— Start of WORKING DATA —

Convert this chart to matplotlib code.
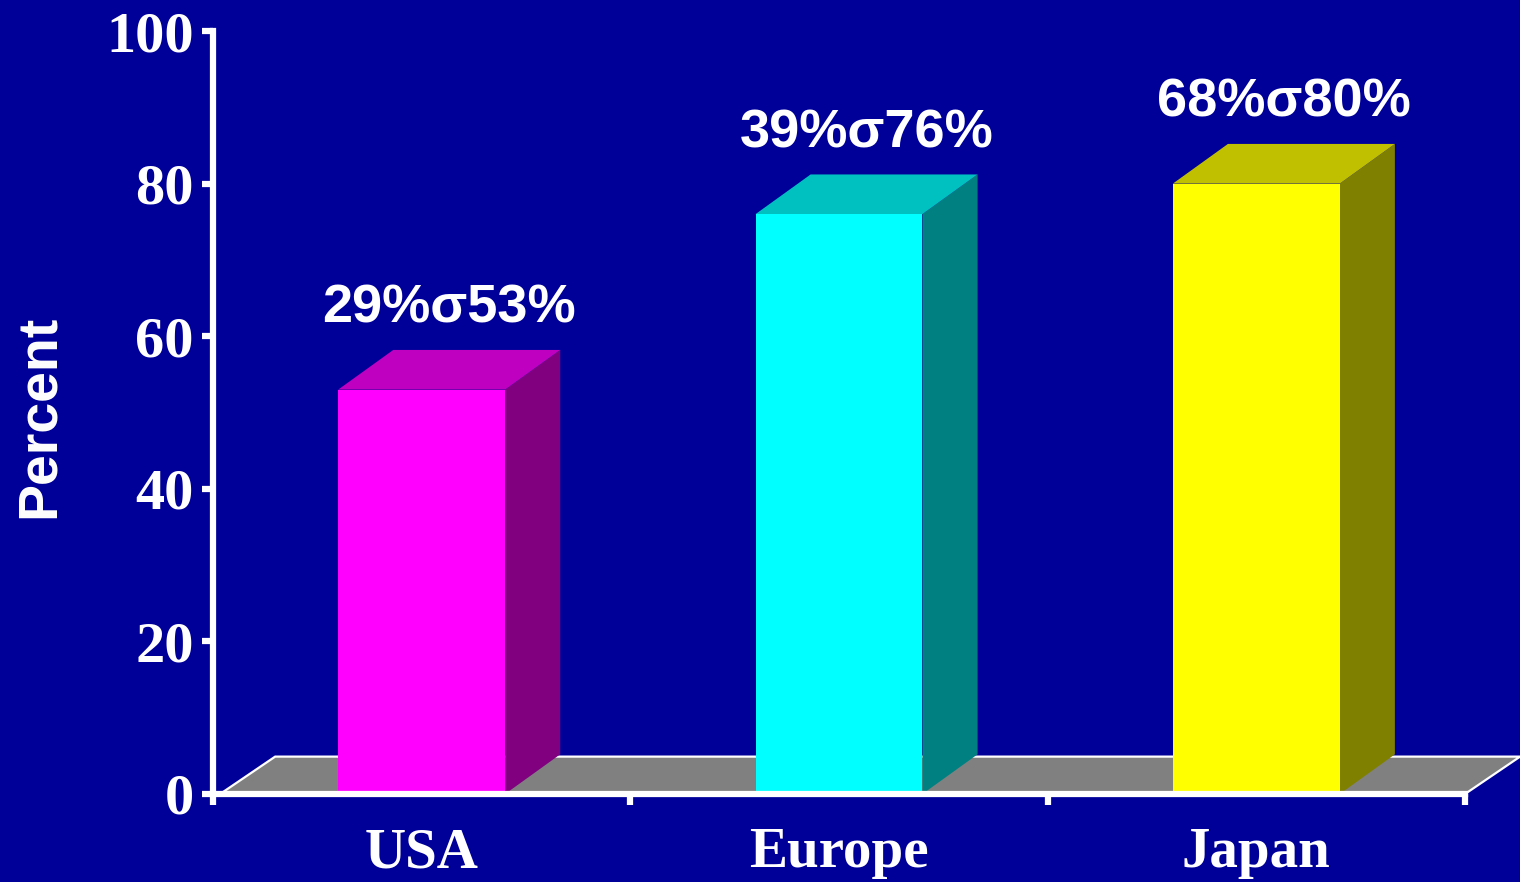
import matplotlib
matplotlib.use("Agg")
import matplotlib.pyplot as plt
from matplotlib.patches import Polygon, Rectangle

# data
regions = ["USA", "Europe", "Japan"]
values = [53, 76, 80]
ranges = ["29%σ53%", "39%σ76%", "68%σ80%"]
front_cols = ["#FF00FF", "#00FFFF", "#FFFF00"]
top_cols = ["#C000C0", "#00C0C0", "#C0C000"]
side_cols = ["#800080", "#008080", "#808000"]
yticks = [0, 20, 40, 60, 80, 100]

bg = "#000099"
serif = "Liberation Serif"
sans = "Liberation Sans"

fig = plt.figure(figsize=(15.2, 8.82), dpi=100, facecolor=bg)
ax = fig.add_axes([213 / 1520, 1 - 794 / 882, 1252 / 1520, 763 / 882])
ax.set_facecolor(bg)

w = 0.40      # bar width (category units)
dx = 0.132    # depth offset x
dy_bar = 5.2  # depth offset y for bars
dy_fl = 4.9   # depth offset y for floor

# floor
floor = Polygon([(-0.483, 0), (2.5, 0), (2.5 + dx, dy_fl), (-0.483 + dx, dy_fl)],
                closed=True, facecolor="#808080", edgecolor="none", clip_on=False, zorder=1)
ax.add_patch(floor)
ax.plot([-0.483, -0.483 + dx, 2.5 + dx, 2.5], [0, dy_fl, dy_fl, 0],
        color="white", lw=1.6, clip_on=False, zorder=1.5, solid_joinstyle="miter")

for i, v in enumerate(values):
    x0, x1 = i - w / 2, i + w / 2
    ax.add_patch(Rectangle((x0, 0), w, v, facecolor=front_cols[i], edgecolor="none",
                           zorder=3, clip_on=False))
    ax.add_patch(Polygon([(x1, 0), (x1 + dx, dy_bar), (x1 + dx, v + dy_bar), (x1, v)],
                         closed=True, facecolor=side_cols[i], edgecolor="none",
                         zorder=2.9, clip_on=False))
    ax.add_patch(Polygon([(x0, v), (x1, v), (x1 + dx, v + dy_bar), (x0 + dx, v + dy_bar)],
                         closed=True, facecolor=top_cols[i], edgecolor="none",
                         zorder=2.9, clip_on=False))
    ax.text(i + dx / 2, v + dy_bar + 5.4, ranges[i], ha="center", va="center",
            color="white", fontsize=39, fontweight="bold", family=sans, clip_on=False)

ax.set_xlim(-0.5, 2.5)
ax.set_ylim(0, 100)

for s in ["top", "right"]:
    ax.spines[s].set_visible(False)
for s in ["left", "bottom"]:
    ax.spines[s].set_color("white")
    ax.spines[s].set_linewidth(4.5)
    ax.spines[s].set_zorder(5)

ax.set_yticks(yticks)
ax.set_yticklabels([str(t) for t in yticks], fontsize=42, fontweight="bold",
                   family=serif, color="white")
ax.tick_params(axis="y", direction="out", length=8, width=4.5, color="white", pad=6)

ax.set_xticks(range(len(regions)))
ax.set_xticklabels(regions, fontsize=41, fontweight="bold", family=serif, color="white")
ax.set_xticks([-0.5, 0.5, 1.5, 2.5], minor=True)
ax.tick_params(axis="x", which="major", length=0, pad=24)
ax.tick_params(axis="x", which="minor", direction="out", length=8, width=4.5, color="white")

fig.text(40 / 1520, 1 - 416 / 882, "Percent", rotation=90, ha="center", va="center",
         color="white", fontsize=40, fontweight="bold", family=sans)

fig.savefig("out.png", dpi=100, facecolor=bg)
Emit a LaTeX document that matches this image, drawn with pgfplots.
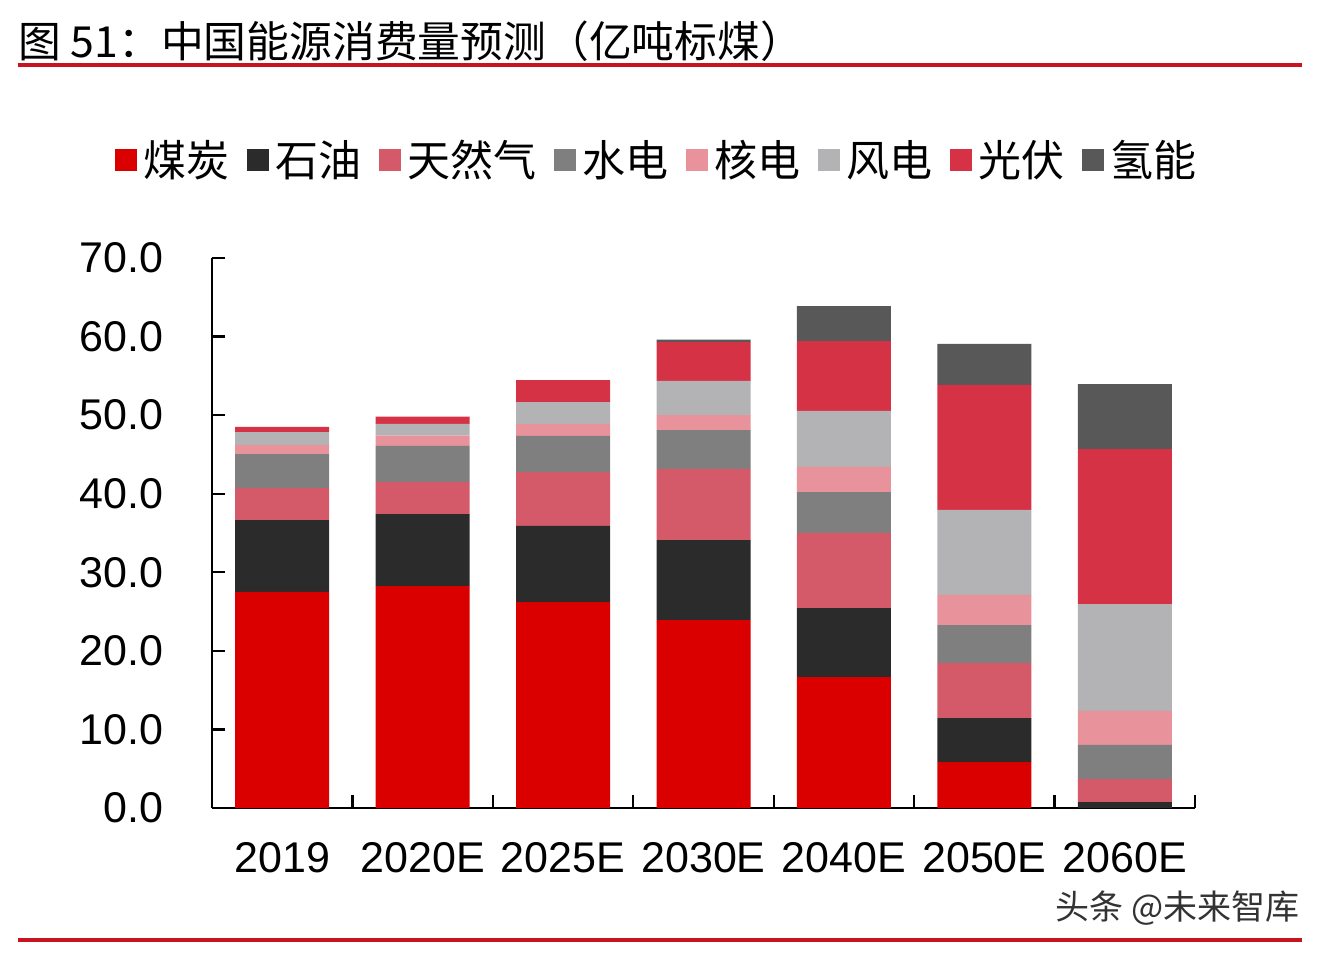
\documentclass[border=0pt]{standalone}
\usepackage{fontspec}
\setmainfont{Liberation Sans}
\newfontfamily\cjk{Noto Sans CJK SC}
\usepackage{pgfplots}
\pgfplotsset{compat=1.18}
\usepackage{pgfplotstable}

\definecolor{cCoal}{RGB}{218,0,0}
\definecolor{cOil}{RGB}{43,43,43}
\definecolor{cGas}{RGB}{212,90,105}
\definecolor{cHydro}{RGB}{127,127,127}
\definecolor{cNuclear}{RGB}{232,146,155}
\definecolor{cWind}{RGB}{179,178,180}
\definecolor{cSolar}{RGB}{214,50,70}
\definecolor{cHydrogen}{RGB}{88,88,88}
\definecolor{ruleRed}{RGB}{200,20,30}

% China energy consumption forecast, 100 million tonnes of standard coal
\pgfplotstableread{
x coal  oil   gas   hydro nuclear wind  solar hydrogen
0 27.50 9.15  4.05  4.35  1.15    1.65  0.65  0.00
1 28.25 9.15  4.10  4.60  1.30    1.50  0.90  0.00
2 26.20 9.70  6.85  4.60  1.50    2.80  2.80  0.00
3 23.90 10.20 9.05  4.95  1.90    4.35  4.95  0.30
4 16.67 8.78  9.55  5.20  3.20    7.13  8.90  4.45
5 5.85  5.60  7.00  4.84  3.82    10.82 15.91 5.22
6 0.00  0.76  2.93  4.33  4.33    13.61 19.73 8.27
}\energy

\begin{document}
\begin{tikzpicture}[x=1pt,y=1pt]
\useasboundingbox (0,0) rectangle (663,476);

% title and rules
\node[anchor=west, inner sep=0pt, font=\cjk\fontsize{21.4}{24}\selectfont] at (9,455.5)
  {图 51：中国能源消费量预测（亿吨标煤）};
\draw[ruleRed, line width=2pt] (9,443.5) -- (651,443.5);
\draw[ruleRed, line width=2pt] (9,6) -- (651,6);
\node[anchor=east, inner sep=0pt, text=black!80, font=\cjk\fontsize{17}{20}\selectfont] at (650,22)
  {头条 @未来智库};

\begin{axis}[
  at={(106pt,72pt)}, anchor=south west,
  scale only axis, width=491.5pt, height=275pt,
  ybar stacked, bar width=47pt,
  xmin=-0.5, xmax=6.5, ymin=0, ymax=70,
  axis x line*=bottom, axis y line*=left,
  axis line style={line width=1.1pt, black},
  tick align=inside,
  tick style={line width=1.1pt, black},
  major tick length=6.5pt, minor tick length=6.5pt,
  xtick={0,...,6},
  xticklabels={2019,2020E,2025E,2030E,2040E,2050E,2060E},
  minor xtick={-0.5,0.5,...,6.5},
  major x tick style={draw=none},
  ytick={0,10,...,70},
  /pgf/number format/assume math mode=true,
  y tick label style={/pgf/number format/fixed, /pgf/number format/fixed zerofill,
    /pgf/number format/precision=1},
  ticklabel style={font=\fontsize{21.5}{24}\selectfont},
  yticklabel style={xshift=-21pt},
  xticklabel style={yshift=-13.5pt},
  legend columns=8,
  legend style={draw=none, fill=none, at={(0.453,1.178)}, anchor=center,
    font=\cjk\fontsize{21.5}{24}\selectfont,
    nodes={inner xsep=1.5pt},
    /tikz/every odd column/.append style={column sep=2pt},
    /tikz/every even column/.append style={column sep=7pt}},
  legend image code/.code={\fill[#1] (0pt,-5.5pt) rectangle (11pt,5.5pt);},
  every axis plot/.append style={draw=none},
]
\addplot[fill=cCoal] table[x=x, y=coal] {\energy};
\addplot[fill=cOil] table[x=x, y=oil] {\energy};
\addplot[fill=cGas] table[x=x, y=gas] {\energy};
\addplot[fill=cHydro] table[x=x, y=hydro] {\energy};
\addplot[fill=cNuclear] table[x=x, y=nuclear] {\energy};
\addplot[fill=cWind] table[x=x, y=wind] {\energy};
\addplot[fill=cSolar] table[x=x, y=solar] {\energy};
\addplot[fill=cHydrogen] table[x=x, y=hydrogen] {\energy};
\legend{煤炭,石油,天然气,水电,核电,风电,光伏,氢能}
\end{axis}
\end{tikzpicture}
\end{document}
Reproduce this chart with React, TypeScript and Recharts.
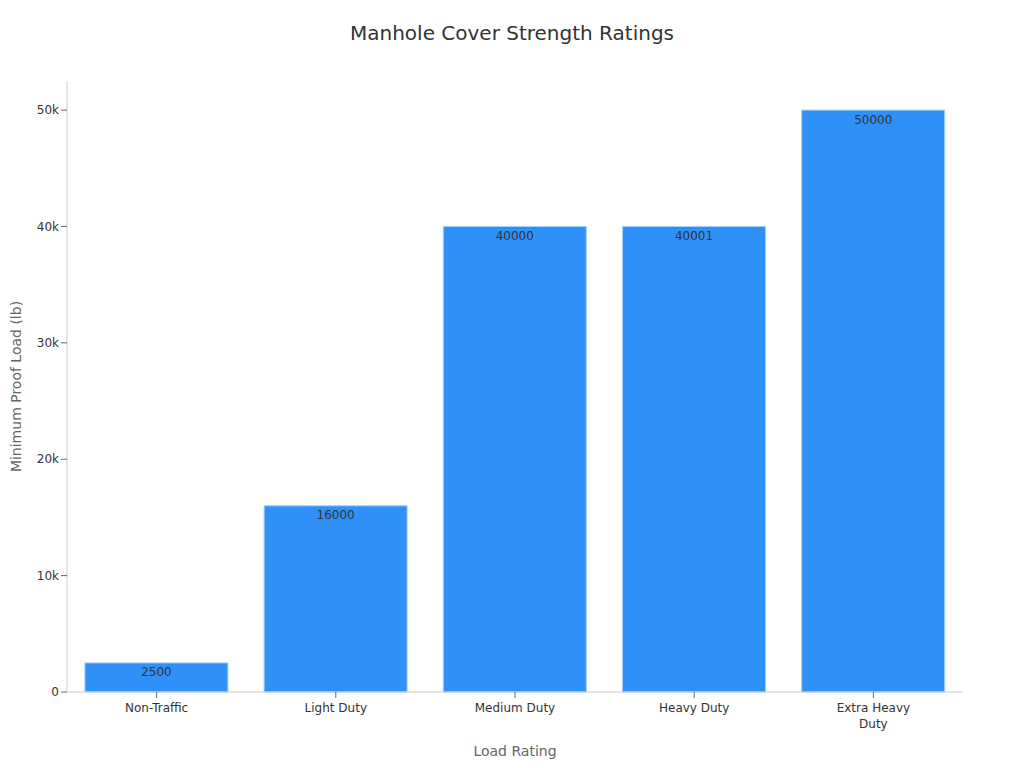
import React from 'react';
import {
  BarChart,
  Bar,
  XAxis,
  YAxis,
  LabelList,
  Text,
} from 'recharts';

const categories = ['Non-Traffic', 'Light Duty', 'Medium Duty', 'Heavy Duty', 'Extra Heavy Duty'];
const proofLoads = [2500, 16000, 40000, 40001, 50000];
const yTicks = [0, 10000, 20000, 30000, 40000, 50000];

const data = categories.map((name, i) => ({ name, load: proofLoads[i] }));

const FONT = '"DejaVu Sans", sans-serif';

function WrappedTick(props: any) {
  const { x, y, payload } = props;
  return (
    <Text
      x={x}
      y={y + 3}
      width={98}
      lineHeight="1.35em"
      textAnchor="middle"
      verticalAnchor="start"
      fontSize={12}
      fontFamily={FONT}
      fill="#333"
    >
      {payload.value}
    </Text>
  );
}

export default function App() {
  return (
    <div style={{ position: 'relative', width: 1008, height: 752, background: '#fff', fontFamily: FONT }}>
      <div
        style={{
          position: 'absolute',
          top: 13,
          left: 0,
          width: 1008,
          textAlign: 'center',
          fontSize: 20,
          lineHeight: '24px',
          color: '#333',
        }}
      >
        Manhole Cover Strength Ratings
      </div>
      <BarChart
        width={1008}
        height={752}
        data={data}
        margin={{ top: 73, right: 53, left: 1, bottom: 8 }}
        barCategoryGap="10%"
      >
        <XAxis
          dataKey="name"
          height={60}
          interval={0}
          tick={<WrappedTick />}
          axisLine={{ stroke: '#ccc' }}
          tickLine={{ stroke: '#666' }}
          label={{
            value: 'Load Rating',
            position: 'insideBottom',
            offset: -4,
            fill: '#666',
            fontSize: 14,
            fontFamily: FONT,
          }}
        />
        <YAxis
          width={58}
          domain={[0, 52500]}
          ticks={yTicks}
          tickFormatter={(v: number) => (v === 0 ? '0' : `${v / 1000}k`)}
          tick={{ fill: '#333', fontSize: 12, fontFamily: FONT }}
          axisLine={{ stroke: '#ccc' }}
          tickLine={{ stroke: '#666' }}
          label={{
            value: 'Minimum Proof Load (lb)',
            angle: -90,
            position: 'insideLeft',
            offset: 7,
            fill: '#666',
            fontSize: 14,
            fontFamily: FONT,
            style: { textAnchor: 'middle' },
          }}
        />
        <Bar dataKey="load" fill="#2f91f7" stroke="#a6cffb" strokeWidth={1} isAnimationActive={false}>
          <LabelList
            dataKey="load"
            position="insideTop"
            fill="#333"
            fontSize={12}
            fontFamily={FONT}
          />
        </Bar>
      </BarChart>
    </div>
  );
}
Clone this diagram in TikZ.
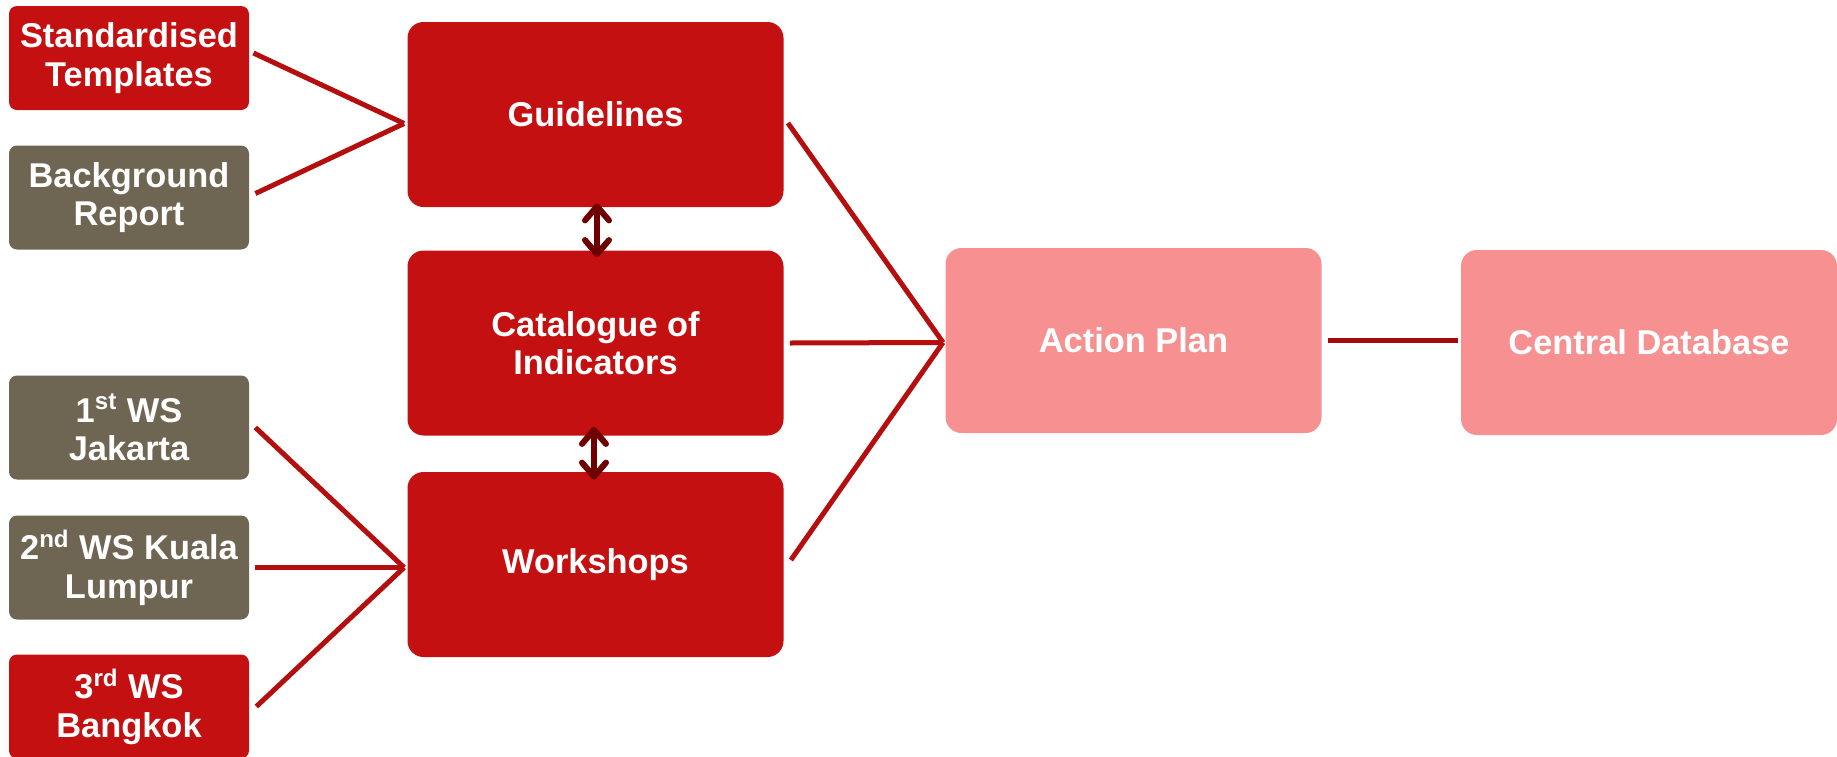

— End of WORKING DATA —

**WHAT NEEDS TO BE DONE**. Locate the word "this" in the records and collect each line it appears in.

**EXERCISE ANSWER**.
Convert this chart to matplotlib code.
Emit a LaTeX document that matches this image, drawn with pgfplots.
Reproduce this chart with React, TypeScript and Recharts.
Clone this diagram in TikZ.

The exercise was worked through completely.